— Exercise description —
Data follows below. Repeat exactly the lines between the line holding "Rebuild this chart" and the line holding "from matplotlib.lines import Line2D", inclusive, and nothing more; drop pictures.

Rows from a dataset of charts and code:

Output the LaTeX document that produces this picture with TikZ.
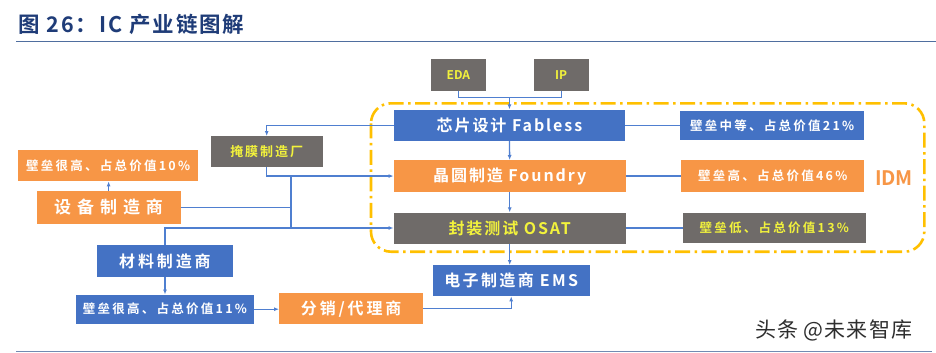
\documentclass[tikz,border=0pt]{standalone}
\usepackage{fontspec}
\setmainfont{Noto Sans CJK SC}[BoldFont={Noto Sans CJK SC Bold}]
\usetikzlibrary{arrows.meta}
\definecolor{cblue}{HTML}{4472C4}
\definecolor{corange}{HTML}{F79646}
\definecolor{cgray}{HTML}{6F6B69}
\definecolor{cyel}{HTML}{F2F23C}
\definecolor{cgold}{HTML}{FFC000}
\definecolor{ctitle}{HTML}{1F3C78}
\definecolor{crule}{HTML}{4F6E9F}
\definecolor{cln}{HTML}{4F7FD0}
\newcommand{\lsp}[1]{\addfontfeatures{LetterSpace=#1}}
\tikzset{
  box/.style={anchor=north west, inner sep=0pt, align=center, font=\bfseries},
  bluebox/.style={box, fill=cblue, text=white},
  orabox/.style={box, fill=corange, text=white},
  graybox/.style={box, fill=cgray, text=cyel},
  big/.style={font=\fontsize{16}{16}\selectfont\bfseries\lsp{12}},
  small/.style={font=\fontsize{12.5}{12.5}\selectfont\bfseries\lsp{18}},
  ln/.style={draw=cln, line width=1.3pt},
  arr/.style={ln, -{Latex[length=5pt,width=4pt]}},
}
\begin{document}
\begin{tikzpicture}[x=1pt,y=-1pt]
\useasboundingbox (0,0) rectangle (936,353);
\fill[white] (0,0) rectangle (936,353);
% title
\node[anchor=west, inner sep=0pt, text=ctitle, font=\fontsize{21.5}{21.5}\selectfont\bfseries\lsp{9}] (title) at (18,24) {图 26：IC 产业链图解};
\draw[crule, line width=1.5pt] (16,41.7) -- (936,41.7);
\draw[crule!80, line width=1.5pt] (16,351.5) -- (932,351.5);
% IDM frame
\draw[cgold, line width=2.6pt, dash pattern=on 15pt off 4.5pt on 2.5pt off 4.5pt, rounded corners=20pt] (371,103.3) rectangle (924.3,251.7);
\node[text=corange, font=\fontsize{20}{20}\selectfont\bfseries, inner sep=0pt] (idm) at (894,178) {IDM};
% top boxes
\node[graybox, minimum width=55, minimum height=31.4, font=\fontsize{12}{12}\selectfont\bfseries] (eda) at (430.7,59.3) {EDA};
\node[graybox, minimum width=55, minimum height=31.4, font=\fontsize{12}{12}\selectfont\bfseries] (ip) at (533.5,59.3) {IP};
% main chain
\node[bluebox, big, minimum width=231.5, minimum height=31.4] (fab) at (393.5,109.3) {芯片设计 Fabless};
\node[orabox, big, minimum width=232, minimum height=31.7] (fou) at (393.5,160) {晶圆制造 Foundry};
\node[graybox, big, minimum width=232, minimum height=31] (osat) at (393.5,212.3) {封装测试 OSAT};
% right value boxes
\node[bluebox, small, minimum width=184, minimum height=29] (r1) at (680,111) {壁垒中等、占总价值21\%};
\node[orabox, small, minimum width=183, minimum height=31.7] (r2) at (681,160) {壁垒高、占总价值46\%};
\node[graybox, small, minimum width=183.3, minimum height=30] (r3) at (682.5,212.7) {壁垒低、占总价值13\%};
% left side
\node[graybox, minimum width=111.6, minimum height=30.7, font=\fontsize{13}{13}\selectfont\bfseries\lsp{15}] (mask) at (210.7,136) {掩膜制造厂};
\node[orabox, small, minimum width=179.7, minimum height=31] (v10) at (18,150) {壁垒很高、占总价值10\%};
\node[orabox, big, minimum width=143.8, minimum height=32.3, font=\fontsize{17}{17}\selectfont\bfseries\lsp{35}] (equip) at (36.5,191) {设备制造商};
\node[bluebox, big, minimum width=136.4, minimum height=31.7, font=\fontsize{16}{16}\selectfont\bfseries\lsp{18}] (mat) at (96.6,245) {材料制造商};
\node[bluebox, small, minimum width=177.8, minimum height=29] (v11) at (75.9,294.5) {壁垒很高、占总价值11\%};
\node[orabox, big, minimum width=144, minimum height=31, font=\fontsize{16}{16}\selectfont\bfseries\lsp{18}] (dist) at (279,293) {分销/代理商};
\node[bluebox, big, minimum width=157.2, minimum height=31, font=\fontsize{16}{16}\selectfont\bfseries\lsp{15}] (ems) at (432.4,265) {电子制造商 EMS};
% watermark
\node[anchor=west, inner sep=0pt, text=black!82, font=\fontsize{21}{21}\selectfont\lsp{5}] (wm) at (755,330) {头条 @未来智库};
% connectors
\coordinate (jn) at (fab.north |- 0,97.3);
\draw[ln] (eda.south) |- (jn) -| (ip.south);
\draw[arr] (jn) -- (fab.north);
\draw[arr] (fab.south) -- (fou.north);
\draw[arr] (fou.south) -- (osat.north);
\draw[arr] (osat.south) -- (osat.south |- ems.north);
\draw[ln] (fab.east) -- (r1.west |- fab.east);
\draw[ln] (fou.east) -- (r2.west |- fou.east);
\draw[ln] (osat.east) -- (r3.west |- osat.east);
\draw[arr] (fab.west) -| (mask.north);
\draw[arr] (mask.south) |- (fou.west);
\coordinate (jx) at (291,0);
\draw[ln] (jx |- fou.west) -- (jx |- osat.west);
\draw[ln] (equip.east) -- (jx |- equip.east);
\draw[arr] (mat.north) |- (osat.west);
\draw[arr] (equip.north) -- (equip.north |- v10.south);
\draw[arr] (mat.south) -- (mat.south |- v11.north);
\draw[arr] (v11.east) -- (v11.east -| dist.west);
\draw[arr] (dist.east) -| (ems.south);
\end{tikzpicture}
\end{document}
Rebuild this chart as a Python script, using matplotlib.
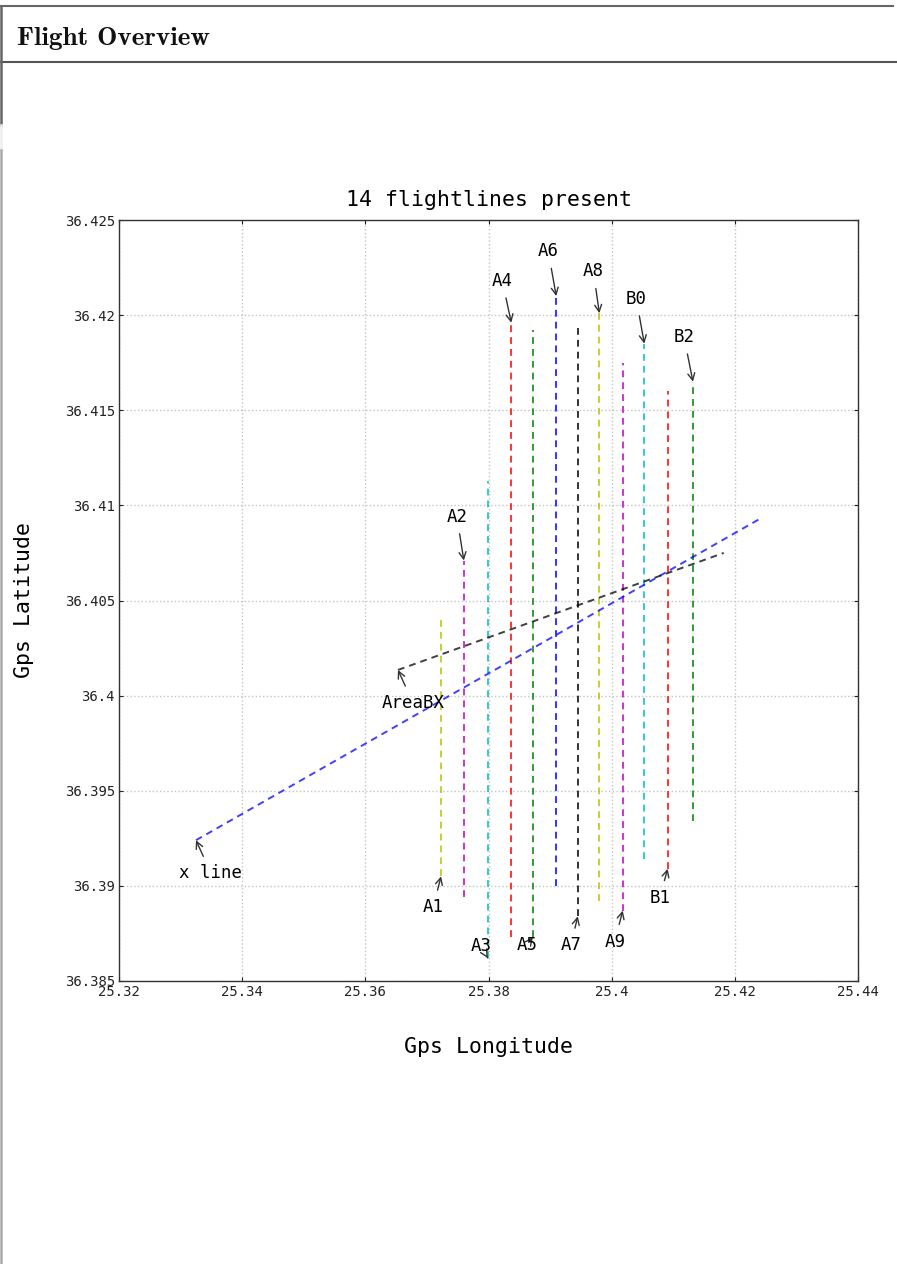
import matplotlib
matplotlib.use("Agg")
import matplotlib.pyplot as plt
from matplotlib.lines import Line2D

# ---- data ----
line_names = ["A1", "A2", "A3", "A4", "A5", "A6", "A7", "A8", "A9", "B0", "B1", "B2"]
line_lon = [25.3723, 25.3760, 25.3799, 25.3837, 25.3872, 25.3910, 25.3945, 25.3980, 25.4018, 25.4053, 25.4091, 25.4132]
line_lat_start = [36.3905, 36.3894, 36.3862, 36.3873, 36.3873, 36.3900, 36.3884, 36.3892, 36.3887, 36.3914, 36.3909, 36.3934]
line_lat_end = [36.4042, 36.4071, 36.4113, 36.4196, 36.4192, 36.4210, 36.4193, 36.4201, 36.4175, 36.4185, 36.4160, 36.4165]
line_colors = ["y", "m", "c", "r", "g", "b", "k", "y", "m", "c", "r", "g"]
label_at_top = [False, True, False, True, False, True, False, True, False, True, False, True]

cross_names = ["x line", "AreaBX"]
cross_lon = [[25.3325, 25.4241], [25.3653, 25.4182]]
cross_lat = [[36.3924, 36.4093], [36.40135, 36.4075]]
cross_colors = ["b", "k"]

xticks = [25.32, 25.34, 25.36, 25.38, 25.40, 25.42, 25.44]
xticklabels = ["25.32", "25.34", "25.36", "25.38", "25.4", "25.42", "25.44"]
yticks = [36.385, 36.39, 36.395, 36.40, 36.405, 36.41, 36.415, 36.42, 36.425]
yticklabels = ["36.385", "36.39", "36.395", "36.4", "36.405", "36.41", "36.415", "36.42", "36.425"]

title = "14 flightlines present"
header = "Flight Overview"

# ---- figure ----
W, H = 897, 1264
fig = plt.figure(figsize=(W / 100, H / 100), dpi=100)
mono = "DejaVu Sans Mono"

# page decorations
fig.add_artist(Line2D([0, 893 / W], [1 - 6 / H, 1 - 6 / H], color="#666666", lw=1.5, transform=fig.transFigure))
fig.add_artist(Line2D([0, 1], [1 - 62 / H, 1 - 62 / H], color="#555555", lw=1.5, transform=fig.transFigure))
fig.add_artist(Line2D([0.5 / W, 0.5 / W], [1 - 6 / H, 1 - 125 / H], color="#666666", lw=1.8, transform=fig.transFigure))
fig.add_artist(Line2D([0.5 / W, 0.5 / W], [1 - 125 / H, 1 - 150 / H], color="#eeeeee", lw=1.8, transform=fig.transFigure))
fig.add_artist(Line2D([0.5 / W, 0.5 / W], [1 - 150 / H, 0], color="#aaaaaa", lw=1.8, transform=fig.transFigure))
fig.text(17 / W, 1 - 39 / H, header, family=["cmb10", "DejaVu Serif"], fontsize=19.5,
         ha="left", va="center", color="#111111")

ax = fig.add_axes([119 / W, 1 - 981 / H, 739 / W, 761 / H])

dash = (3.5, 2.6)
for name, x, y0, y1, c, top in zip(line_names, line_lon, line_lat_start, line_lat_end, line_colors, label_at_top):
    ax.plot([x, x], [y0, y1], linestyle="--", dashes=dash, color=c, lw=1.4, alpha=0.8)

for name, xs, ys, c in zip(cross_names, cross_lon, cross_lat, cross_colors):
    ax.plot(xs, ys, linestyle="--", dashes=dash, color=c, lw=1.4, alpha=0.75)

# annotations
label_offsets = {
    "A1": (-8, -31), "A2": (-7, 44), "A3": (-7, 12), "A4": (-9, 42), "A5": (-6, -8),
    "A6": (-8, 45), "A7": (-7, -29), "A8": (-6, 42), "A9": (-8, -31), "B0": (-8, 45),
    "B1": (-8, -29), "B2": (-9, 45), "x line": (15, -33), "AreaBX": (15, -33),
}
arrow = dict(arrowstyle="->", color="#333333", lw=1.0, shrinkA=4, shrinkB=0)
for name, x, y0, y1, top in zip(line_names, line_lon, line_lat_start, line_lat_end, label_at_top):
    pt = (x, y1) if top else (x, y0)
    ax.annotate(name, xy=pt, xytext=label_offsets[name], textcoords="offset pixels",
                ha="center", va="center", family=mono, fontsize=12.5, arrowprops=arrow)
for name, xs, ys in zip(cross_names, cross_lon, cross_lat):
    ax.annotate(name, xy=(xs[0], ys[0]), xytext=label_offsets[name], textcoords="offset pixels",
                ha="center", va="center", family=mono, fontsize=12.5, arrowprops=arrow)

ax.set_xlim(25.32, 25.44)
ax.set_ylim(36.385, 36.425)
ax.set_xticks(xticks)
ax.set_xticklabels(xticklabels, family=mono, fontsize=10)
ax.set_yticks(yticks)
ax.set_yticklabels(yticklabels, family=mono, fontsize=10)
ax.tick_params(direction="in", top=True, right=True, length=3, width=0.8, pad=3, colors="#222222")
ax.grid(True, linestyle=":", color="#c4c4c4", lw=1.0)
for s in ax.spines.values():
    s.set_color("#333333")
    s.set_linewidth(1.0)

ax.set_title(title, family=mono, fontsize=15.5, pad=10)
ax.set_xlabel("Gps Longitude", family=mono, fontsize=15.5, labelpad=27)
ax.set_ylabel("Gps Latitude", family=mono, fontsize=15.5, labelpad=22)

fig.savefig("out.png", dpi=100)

— Solution to the exercise —
Rebuild this chart as a Python script, using matplotlib.
import matplotlib
matplotlib.use("Agg")
import matplotlib.pyplot as plt
from matplotlib.lines import Line2D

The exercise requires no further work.